Refer to Exercises 6.3 and 7.5 which describe a chemical manufacturing process. Use the same data imputation, data splitting, and pre-processing steps as before and train several tree-based models:

data("ChemicalManufacturingProcess") 
trans <- preProcess(ChemicalManufacturingProcess, method = "knnImpute")
chemicalData <- predict(trans, ChemicalManufacturingProcess)

trainIndex <- createDataPartition(chemicalData$Yield, p = 0.8, list = FALSE)
chemTrain <- chemicalData[trainIndex, ]
chemTest  <- chemicalData[-trainIndex, ]

trainX <- chemTrain[, -which(names(chemTrain) == "Yield")]
trainY <- chemTrain$Yield
testX  <- chemTest[, -which(names(chemTest) == "Yield")]
testY  <- chemTest$Yield

(a)

Which tree-based regression model gives the optimal resampling and test set performance?

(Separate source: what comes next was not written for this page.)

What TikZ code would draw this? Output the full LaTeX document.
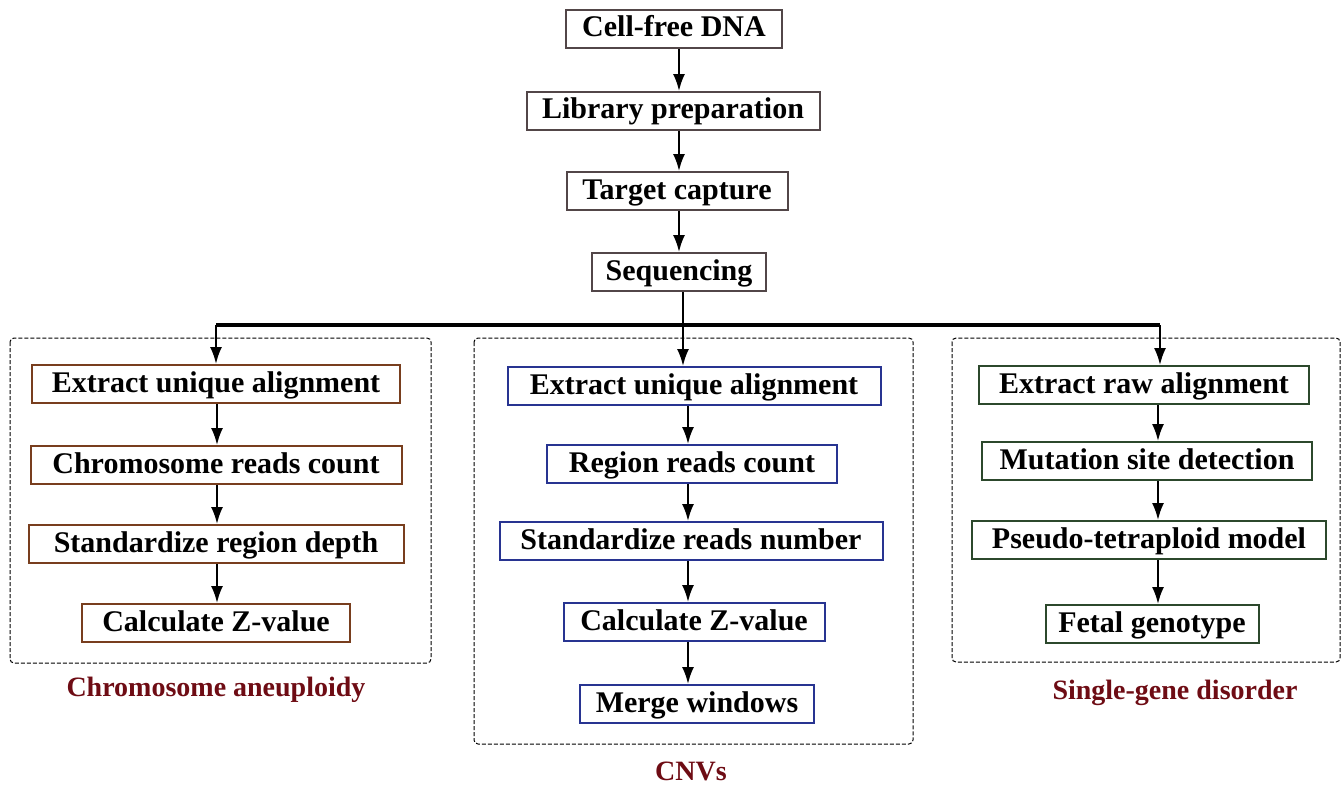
\documentclass[tikz,border=0pt]{standalone}
\usepackage{fontspec}
\setmainfont{Liberation Serif}
\usetikzlibrary{arrows.meta}

\definecolor{topline}{RGB}{82,70,72}
\definecolor{anline}{RGB}{120,62,30}
\definecolor{cnline}{RGB}{40,52,145}
\definecolor{sgline}{RGB}{44,72,44}
\definecolor{capred}{RGB}{110,12,20}

\begin{document}
\begin{tikzpicture}[x=0.5pt, y=-0.5pt]
            \tikzset{stepbox/.style={draw, line width=1pt, fill=white, minimum height=19pt, inner sep=0pt,
                        text height=11pt, text depth=3pt, font=\bfseries\fontsize{15}{18}\selectfont},
                     topbox/.style={stepbox, draw=topline},
                     anbox/.style={stepbox, draw=anline},
                     cnbox/.style={stepbox, draw=cnline},
                     sgbox/.style={stepbox, draw=sgline},
                     flow/.style={->, >={Latex[length=8.5pt, width=6pt]}, line width=1pt},
                     group/.style={dash pattern=on 2pt off 1pt, line width=0.5pt, rounded corners=2pt},
                     caption/.style={font=\bfseries\fontsize{14}{16}\selectfont, text=capred}}
            \useasboundingbox (0, 0) rectangle (1341, 787);
            % frames round the three branches
            \draw[group] (10, 338) rectangle (431, 663);
            \draw[group] (474, 338) rectangle (913, 744);
            \draw[group] (952, 338) rectangle (1340, 662);
            % common steps
            \node[topbox, minimum width=108pt] (cfdna) at (674, 29) {Cell-free DNA};
            \node[topbox, minimum width=146.5pt] (libprep) at (673, 111) {Library preparation};
            \node[topbox, minimum width=110.5pt] (capture) at (677, 191) {Target capture};
            \node[topbox, minimum width=87pt] (seq) at (679, 272) {Sequencing};
            % chromosome aneuploidy
            \node[anbox, minimum width=184pt] (an1) at (216, 384) {Extract unique alignment};
            \node[anbox, minimum width=185.5pt] (an2) at (216, 465) {Chromosome reads count};
            \node[anbox, minimum width=187.5pt] (an3) at (216, 544) {Standardize region depth};
            \node[anbox, minimum width=134pt] (an4) at (216, 623) {Calculate Z-value};
            % CNVs
            \node[cnbox, minimum width=186.5pt] (cn1) at (694, 386) {Extract unique alignment};
            \node[cnbox, minimum width=145pt] (cn2) at (692, 464) {Region reads count};
            \node[cnbox, minimum width=191.5pt] (cn3) at (691, 541) {Standardize reads number};
            \node[cnbox, minimum width=130.5pt] (cn4) at (694, 622) {Calculate Z-value};
            \node[cnbox, minimum width=117pt] (cn5) at (697, 704) {Merge windows};
            % single-gene disorder
            \node[sgbox, minimum width=165pt] (sg1) at (1144, 385) {Extract raw alignment};
            \node[sgbox, minimum width=165pt] (sg2) at (1147, 461) {Mutation site detection};
            \node[sgbox, minimum width=177pt] (sg3) at (1149, 540) {Pseudo-tetraploid model};
            \node[sgbox, minimum width=106.5pt] (sg4) at (1152, 624) {Fetal genotype};
            \node[caption] (ancap) at (216, 690) {Chromosome aneuploidy};
            \node[caption] (cncap) at (691, 771) {CNVs};
            \node[caption] (sgcap) at (1175, 693) {Single-gene disorder};
            % columns of the connectors
            \coordinate (colT) at (679, 0);
            \coordinate (colA) at (217, 0);
            \coordinate (colC) at (688, 0);
            \coordinate (colS) at (1158, 0);
            \coordinate (split) at (683, 325);
            \coordinate (barL) at (216, 325);
            \coordinate (barR) at (1160, 325);
            \draw[flow] (cfdna.south -| colT) -- (libprep.north -| colT);
            \draw[flow] (libprep.south -| colT) -- (capture.north -| colT);
            \draw[flow] (capture.south -| colT) -- (seq.north -| colT);
            \draw[line width=1pt] (seq.south -| split) -- (split);
            \draw[line width=2pt] (barL) -- (barR);
            \draw[flow] (barL) -- (an1.north -| barL);
            \draw[flow] (split) -- (cn1.north -| split);
            \draw[flow] (barR) -- (sg1.north -| barR);
            \foreach \a/\b in {an1/an2, an2/an3, an3/an4} {
                \draw[flow] (\a.south -| colA) -- (\b.north -| colA);
            }
            \foreach \a/\b in {cn1/cn2, cn2/cn3, cn3/cn4, cn4/cn5} {
                \draw[flow] (\a.south -| colC) -- (\b.north -| colC);
            }
            \foreach \a/\b in {sg1/sg2, sg2/sg3, sg3/sg4} {
                \draw[flow] (\a.south -| colS) -- (\b.north -| colS);
            }
        \end{tikzpicture}
\end{document}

We can try all the models that we have tried through this assingnment

treeModel_chem <- rpart(Yield ~ ., data = chemTrain, method = "anova")
rfModel_chem <- randomForest(Yield ~ ., data = chemTrain, importance = TRUE, ntree = 1000)
cforestModel_chem <- cforest(Yield ~ ., data = chemTrain, controls = cforest_unbiased(ntree=1000))
boostedModel_chem <- train(Yield ~ ., data = chemTrain, method = "gbm", verbose = FALSE, trControl = trainControl(method = "cv"))
cubistModel_chem <- train(Yield ~ ., data = chemTrain, method = "cubist", trControl = trainControl(method = "cv"))

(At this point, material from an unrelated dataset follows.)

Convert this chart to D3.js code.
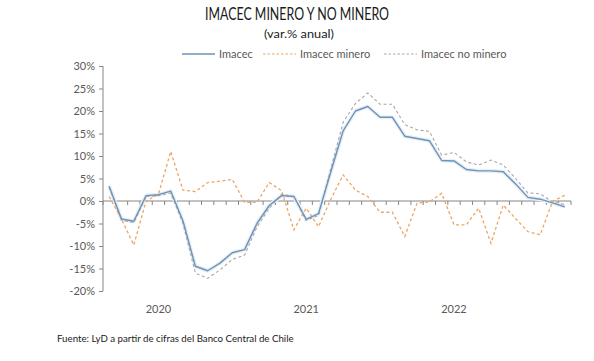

testX <- chemTest[, -which(names(chemTest) == "Yield")]
testY <- chemTest$Yield

evaluate <- function(model, testX, testY, type = c("caret","base","cforest")) {
  type <- match.arg(type)
  preds <- switch(type,
                  caret = predict(model, newdata = testX),
                  base  = predict(model, newdata = testX),
                  cforest = as.numeric(predict(model, newdata = testX, OOB=FALSE, type="response")))
  data.frame(RMSE = RMSE(preds, testY), Rsquared = R2(preds, testY))
}

perf_list <- list(
  RegressionTree = evaluate(treeModel_chem, testX, testY, "base"),
  RandomForest   = evaluate(rfModel_chem, testX, testY, "base"),
  CForest        = evaluate(cforestModel_chem, testX, testY, "cforest"),
  Boosted        = evaluate(boostedModel_chem, testX, testY, "caret"),
  Cubist         = evaluate(cubistModel_chem, testX, testY, "caret")
)

perf_table <- do.call(rbind, perf_list)
perf_table

##                     RMSE  Rsquared
## RegressionTree 0.7755147 0.4964955
## RandomForest   0.6177840 0.6342400
## CForest        0.6917245 0.5699876
## Boosted        0.5904234 0.6509749
## Cubist         0.5016777 0.7575507

Cubist has the best test set performance with the lowest RMSE at 0.52 and R squared close to random forests top 0.70, and regression tree performs the works

(b)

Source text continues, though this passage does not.